Monday, January 31, 2011

The Ninth Nancy Drew 1930A-1 Old Clock Dust Jacket

You will recall that the seventh and eighth known examples of the 1930A-1 dust jacket of The Secret of the Old Clock surfaced this fall.  The ninth known example of the 1930A-1 dust jacket surfaced this month.  The book was listed three times before it was finally allowed to run to completion.

Nancy Drew Secret of the Old Clock...1930..Carolyn Keen


The first auction was canceled because the seller's son ripped the dust jacket into two pieces.

Nacny Drew The Secret of the Old Clock 1930..C. Keen


The second auction was canceled because of the misspelling in the title.

Nancy Drew The Secret ofthe Old Clock 1930 1st Blank EP


The third auction was allowed to run and closed at $4,494.00.  I was the third highest bidder, and while I would have been happy to have honored my bid, I deliberately chose to bid less than what I thought was necessary to win the auction.  I thought that I would have had a high chance of winning if I had bid at least $5,000 and a moderate chance of winning if I had bid around $4,500, so instead I bid slightly less than $4,000.  I spent too much this fall, and I am currently in the process of building up my funds again.  I can spend large amounts on books, but I can rein myself in easily when necessary.
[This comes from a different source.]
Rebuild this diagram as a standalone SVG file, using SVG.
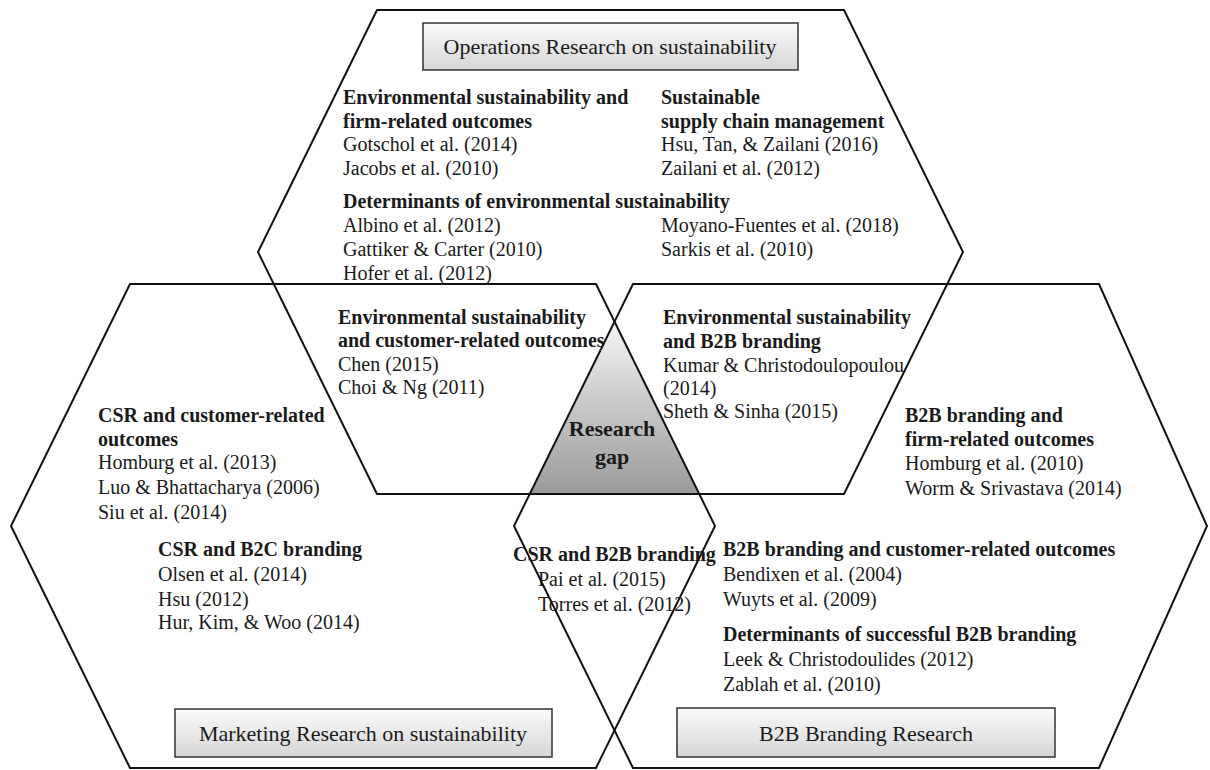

Here are the additional photos that the seller sent me of the dust jacket.

 
 
The reseller who usually wins these auctions was the second highest bidder.  The highest bidder is someone whose ID I do not recognize from the past, but this person has purchased a wide variety of unrelated high-end books in the last month.  For that reason, I believe that the winning bidder is a reseller as well.

Since the seventh, eighth, and ninth examples of the Old Clock first printing dust jacket have surfaced in rapid succession in just the last few months, I am now quite confident that more examples will surface.  My theory is that the books that are now surfacing are ones that were passed on to the original owner's children, who might now be around 70 years old or so.  Those children are now passing on, and their possessions are getting sold in estate sales.

2/24/11 update:  As I suspected, the book was purchased to resell.  It has been listed on eBay by the buyer for $8,500.

2 comments:

Paula said...

Oh, what a shame it got ripped in two, just now, after all these years! It's quite nice isn't it? Time to start going to estate sales! ;)

stratomiker said...

It's usually a 30 year cycle for books to show up in estates, thus in the antique malls, flea markets, book stores, etc. Of course, online sites have messed with that a tad, but it still holds true.

The last big influx of books into the market in this manner was in the 1980s. They were everywhere, even the hard-to-find ones. So you're right on the mark that the 'teens' will find many good books back in the market.

Of course, in the 80s you had to go out and look for them. But it was easy enough to get gobs of good books if you put some work into it. I used to hit the big flea markets, the kind that take place monthly at big fairgrounds, and I'd leave my fliers at strategic places, like on a stand near the refreshment areas. I'd get lots of calls this way.

I advertised in local newspapers. 'Nancy Drew and similar books wanted' will get you a zillion calls that you have to weed through, but it's the best way to approach it. I used to find huge collections right in the area where I live, one had Drew and Hardy firsts from the 40s and 50s. I used to be amazed that other people, so many of them, actually bought and saved the books for decades. One man had 300-plus of his wife's books from the 40s through the 60s, all beautifully kept, and I bought them from him in the late 80s.

I also used to advertise in the national antique journals and would buy huge collections by mail. Even with eBay banging away, I did this successfully until a few years ago when I stopped because I was busy caretaking ill family members.

Now might be a good time to go after books again in this fashion. People are disenchanted with the online sites. Everybody talks about how nothing sells anymore on eBay and how all the collectibles have lost their value because of the bad economy.

It's also very interesting because you get lots of calls and talk to lots of people all over the country. The books may no longer be as rare or hard-to-get as they used to be, but there are surely masses of them still out there awaiting to get into the hands of drooling collectors.